**Problem:** For the data below, report only the number of lines containing the string "chart".

☆ ☆ ☆

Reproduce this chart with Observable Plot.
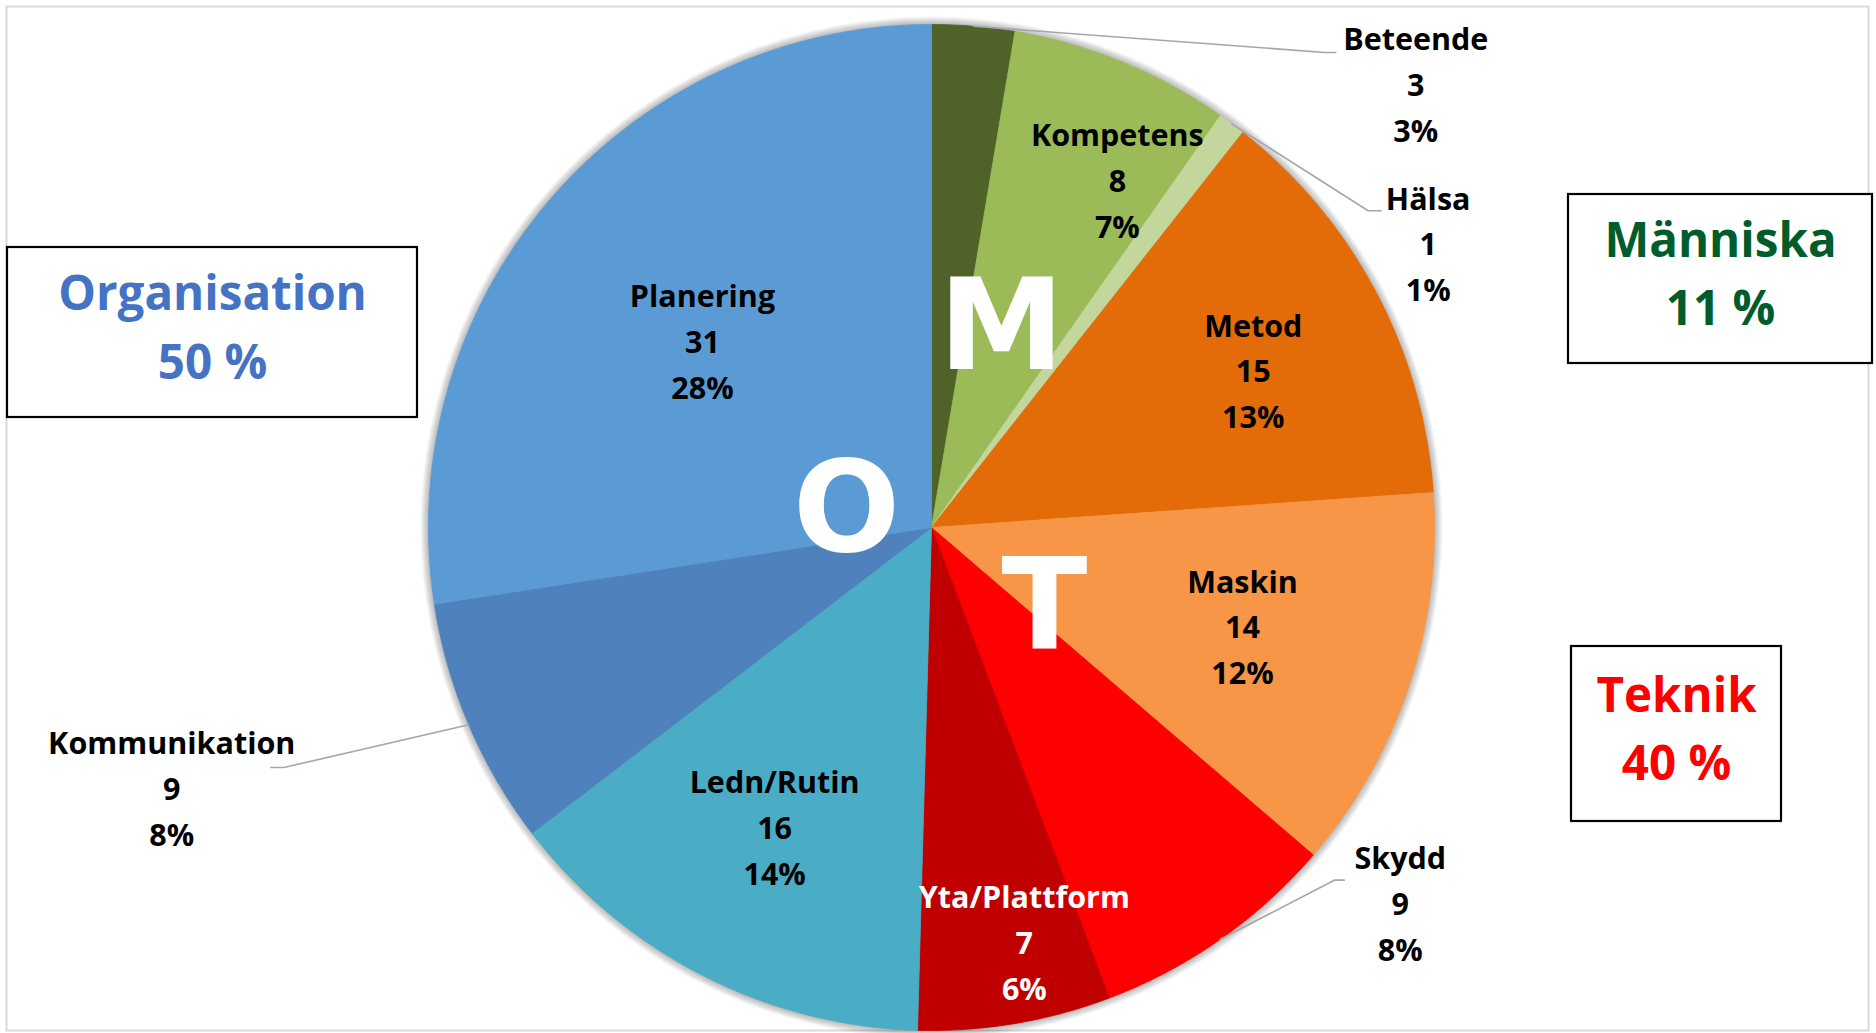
<!DOCTYPE html>
<html>
<head>
<meta charset="utf-8">
<script src="https://cdn.jsdelivr.net/npm/d3@7"></script>
<script src="https://cdn.jsdelivr.net/npm/@observablehq/plot@0.6"></script>
<style>
  html, body { margin: 0; padding: 0; background: #ffffff; }
  #chart svg { display: block; }
</style>
</head>
<body>
<div id="chart"></div>
<script>
// ---------- DATA ----------
const categories = ["Beteende", "Kompetens", "Hälsa", "Metod", "Maskin", "Skydd", "Yta/Plattform", "Ledn/Rutin", "Kommunikation", "Planering"];
const counts = [3, 8, 1, 15, 14, 9, 7, 16, 9, 31];
const percentLabels = ["3%", "7%", "1%", "13%", "12%", "8%", "6%", "14%", "8%", "28%"];
const groupNames = ["Organisation", "Människa", "Teknik"];
const groupPercentLabels = ["50 %", "11 %", "40 %"];
const groupLetters = ["O", "M", "T"];

// ---------- STYLES ----------
const sliceColors = ["#4f6228", "#9bbb59", "#c3d69b", "#e36c09", "#f79646", "#ff0000", "#c00000", "#4bacc6", "#4f81bd", "#5b9bd5"];
const labelColors = ["#000", "#000", "#000", "#000", "#000", "#000", "#fff", "#000", "#000", "#000"];
const groupColors = ["#4472c4", "#005c2a", "#ff0000"];

// ---------- LAYOUT ----------
const W = 1876, H = 1033;
const CX = 931, CY = 527, R = 503;
const rad = Math.PI / 180;
const polar = (aDeg, r) => [CX + r * Math.sin(aDeg * rad), CY - r * Math.cos(aDeg * rad)];
// label placement relative to slice mid-angle: angle shift (deg), radius (px)
const labelShift = [42.9, 6.0, 23.8, 2.2, -0.3, -16.1, -3.0, 0.4, 4.0, -1.8];
const labelRadius = [655, 392, 571, 357, 327, 602, 427, 340, 804, 294];
const labelLift = -5;
// leader lines for outside labels: end offset from label anchor, elbow length
const leaders = [
  {i: 0, dx: -80, dy: -34, elbow: -11},
  {i: 2, dx: -47, dy: -35, elbow: -13},
  {i: 5, dx: -56, dy: -25, elbow: -10},
  {i: 8, dx: 99, dy: -23, elbow: 13}
];
// category boxes
const boxes = [
  {x1: 7, x2: 417, y1: 247, y2: 417},
  {x1: 1568, x2: 1872, y1: 194, y2: 363},
  {x1: 1571, x2: 1781, y1: 646, y2: 821}
];
// big letters (polar: angle, radius)
const letterPolar = [[281.3, 86.7], [19.4, 210.5], [125.5, 138.7]];

// ---------- GEOMETRY FROM DATA ----------
const arcs = d3.pie().sort(null).startAngle(0).endAngle(2 * Math.PI)(counts);
const slices = arcs.map((a, i) => ({
  i, name: categories[i],
  a0: a.startAngle / rad, a1: a.endAngle / rad,
  mid: (a.startAngle + a.endAngle) / 2 / rad
}));

function wedge(s) {
  const n = Math.max(2, Math.ceil((s.a1 - s.a0) / 0.5));
  const pts = [[CX, CY]];
  for (let j = 0; j <= n; j++) pts.push(polar(s.a0 + (s.a1 - s.a0) * j / n, R));
  pts.push([CX, CY]);
  return pts;
}

const labels = slices.map(s => {
  const [x, y] = polar(s.mid + labelShift[s.i], labelRadius[s.i]);
  return {x, y: y + labelLift, text: `${categories[s.i]}\n${counts[s.i]}\n${percentLabels[s.i]}`, color: labelColors[s.i], ax: x, ay: y};
});

const leaderPts = [];
leaders.forEach(l => {
  const s = slices[l.i];
  const lab = labels[l.i];
  const start = polar(s.mid, R);
  const end = [lab.ax + l.dx, lab.ay + l.dy];
  leaderPts.push({k: l.i, p: start});
  leaderPts.push({k: l.i, p: [end[0] + l.elbow, end[1]]});
  leaderPts.push({k: l.i, p: end});
});

const boxData = boxes.map((b, i) => ({...b, cx: (b.x1 + b.x2) / 2, cy: (b.y1 + b.y2) / 2 - 10,
  text: `${groupNames[i]}\n${groupPercentLabels[i]}`, color: groupColors[i]}));

const letterData = groupLetters.map((t, i) => {
  const [x, y] = polar(letterPolar[i][0], letterPolar[i][1]);
  return {x, y, t};
});

// soft shadow rings behind the pie
const shadowRings = d3.range(1, 9).map(k => ({x: CX, y: CY, r: R + k}));

// ---------- PLOT ----------
const chart = Plot.plot({
  width: W, height: H,
  margin: 0,
  x: {domain: [0, W], range: [0, W], axis: null},
  y: {domain: [0, H], range: [0, H], axis: null},
  style: {background: "#ffffff"},
  marks: [
    Plot.frame({stroke: "#d9d9d9", strokeWidth: 2, insetLeft: 6, insetTop: 6, insetRight: 8, insetBottom: 3}),
    Plot.dot(shadowRings, {x: "x", y: "y", r: "r", fill: "#000000", fillOpacity: 0.035, stroke: "none"}),
    ...slices.map(s => Plot.line(wedge(s), {
      x: d => d[0], y: d => d[1],
      fill: sliceColors[s.i], stroke: sliceColors[s.i], strokeWidth: 0.8,
      curve: "linear"
    })),
    Plot.line(leaderPts, {
      x: d => d.p[0], y: d => d.p[1], z: "k",
      stroke: "#a6a6a6", strokeWidth: 1.6, curve: "linear"
    }),
    Plot.text(letterData, {
      x: "x", y: "y", text: "t", fill: "#ffffff",
      fontSize: 126, fontWeight: "bold", fontFamily: "DejaVu Sans"
    }),
    Plot.text(labels, {
      x: "x", y: "y", text: "text", fill: d => d.color,
      fontSize: 30.5, fontWeight: "bold", fontFamily: "Open Sans",
      lineHeight: 1.5, lineAnchor: "middle"
    }),
    Plot.rect(boxData, {
      x1: "x1", x2: "x2", y1: "y1", y2: "y2",
      fill: "#ffffff", stroke: "#000000", strokeWidth: 2.2
    }),
    Plot.text(boxData, {
      x: "cx", y: "cy", text: "text", fill: d => d.color,
      fontSize: 47.5, fontWeight: "bold", fontFamily: "Open Sans",
      lineHeight: 1.45, lineAnchor: "middle"
    })
  ],
  r: {type: "identity"},
  color: {type: "identity"}
});

document.getElementById("chart").appendChild(chart);
</script>
</body>
</html>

☆ ☆ ☆

**Answer below:** 5